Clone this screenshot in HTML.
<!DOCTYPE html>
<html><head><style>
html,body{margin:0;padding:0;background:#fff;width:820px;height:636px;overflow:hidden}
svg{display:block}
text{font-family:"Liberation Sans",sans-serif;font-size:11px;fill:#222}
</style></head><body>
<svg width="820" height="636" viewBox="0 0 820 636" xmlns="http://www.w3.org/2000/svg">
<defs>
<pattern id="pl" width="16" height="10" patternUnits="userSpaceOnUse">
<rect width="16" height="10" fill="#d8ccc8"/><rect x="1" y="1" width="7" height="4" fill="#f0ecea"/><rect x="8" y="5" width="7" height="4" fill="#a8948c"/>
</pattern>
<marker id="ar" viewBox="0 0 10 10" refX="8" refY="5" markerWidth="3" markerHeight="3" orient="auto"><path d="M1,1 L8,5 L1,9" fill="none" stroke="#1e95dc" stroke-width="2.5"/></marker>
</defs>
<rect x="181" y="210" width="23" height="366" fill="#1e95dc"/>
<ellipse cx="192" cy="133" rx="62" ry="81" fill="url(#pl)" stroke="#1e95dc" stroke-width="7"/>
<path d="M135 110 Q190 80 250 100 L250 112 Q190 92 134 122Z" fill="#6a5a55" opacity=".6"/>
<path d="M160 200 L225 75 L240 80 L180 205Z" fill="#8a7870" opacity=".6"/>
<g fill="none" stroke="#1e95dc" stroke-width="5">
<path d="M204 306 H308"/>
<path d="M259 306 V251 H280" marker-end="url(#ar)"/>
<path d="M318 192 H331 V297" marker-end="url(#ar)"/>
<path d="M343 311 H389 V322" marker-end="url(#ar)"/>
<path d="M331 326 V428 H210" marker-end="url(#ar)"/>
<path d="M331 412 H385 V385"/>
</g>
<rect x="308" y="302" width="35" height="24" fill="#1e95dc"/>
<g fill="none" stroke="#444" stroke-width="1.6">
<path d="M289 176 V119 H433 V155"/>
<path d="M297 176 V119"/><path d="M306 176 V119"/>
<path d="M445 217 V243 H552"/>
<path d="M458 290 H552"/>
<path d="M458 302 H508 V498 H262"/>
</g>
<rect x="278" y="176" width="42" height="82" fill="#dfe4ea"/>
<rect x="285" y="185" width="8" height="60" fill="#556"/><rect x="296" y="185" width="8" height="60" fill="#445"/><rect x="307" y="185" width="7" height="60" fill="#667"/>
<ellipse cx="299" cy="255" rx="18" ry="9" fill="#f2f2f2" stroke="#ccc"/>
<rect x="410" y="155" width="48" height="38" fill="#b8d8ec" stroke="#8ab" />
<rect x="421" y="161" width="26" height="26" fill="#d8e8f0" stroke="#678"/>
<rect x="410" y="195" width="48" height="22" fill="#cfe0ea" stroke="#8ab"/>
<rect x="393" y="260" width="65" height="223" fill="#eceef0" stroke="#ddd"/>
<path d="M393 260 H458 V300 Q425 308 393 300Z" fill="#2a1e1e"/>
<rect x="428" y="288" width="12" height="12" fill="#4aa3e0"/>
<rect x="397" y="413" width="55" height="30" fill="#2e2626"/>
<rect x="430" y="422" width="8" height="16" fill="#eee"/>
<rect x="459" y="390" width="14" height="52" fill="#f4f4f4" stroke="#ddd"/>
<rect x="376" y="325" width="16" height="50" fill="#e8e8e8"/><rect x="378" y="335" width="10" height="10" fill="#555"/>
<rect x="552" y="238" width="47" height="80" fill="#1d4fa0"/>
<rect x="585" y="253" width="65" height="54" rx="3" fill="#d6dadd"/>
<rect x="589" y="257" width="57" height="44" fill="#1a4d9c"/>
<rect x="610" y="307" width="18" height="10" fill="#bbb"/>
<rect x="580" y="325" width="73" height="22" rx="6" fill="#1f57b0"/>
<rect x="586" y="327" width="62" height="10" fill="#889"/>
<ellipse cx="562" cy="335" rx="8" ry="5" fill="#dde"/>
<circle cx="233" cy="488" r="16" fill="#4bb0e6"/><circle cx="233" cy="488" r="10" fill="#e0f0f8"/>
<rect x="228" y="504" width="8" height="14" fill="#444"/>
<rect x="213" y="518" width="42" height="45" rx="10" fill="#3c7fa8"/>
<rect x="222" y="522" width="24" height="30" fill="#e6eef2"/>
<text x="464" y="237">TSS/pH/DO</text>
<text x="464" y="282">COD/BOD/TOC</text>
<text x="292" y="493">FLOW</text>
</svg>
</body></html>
* * *
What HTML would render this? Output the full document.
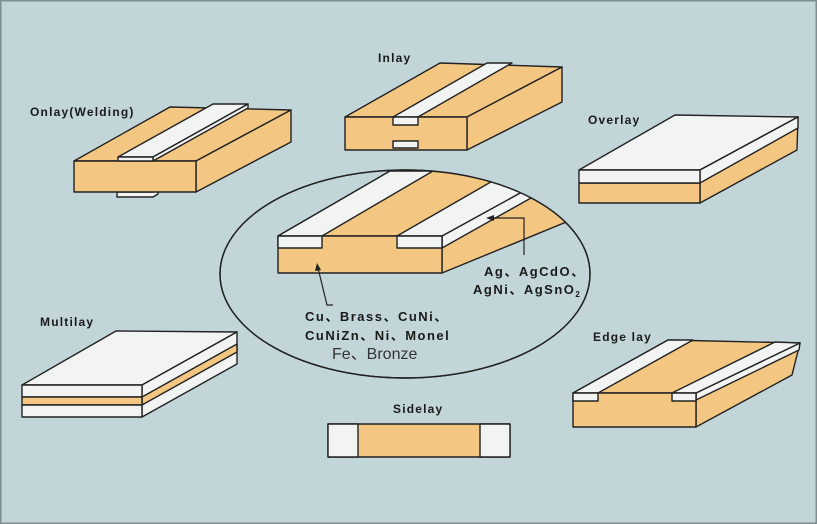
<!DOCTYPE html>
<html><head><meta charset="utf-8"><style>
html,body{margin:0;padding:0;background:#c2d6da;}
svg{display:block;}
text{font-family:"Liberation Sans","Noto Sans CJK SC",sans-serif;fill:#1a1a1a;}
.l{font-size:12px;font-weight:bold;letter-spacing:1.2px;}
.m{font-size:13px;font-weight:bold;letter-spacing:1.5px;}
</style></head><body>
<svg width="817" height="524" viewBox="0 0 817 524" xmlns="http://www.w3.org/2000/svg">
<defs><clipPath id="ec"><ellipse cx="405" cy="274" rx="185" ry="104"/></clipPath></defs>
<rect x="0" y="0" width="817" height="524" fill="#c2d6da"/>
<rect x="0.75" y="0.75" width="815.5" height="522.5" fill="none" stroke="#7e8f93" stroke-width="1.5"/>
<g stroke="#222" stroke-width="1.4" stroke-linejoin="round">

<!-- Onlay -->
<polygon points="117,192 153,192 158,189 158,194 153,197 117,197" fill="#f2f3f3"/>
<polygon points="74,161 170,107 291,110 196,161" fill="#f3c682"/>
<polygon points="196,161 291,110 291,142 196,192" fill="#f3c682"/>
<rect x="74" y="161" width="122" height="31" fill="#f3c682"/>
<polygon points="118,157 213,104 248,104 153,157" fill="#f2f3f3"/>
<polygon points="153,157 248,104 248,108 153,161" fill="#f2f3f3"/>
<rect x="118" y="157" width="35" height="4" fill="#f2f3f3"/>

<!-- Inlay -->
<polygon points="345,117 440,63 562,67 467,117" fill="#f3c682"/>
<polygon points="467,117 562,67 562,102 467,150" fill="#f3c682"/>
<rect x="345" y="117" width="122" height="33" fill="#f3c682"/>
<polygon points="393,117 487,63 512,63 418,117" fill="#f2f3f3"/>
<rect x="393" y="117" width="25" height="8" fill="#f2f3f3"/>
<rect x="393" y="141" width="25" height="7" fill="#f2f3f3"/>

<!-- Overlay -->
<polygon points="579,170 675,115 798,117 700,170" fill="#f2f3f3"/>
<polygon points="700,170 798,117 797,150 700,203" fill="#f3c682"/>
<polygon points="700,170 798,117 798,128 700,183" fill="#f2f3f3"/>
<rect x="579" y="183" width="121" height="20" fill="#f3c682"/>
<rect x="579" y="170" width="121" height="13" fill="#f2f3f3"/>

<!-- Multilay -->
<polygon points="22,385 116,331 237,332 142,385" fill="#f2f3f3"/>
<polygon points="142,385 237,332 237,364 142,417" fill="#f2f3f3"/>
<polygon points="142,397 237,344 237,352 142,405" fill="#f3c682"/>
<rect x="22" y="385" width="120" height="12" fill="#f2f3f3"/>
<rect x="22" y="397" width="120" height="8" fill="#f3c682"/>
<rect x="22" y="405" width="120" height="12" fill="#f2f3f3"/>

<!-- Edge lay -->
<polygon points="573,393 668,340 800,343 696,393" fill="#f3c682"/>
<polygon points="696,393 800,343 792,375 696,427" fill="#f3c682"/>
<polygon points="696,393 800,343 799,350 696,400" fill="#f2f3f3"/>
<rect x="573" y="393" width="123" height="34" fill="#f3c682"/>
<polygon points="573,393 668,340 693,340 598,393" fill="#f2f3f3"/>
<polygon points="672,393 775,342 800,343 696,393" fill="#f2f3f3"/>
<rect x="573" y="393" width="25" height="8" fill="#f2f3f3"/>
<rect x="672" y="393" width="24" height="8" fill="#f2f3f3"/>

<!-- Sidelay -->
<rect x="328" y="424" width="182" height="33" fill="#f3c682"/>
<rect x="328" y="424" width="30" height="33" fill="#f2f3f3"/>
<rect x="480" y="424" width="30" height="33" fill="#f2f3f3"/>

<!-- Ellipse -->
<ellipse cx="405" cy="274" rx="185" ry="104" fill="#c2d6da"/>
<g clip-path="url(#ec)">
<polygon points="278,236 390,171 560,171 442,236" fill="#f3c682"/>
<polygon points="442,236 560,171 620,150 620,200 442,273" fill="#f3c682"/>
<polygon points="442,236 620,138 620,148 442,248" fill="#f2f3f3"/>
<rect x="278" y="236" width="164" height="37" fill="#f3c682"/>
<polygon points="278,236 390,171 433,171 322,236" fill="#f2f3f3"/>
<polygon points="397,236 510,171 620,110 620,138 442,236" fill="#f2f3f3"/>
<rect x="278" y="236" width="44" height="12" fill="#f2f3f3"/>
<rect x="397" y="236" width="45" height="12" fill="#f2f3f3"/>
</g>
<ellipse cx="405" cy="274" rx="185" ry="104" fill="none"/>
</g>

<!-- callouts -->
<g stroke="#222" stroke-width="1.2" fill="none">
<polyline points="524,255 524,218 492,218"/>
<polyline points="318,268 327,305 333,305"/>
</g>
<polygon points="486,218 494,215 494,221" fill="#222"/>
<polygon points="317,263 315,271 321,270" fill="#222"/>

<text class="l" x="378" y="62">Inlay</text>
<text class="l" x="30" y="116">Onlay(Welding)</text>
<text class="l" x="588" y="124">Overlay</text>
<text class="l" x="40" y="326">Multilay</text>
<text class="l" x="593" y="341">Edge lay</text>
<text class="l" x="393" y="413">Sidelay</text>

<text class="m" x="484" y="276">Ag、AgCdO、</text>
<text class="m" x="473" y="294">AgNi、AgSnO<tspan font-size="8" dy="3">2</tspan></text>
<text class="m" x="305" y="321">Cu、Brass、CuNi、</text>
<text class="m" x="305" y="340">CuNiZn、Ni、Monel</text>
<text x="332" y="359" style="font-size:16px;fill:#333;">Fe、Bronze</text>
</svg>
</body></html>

INSTRUCTION
Check the data for the word "this" and pull out the lines that have it.

FINAL RESULT
Clone this screenshot in HTML.
What HTML would render this? Output the full document.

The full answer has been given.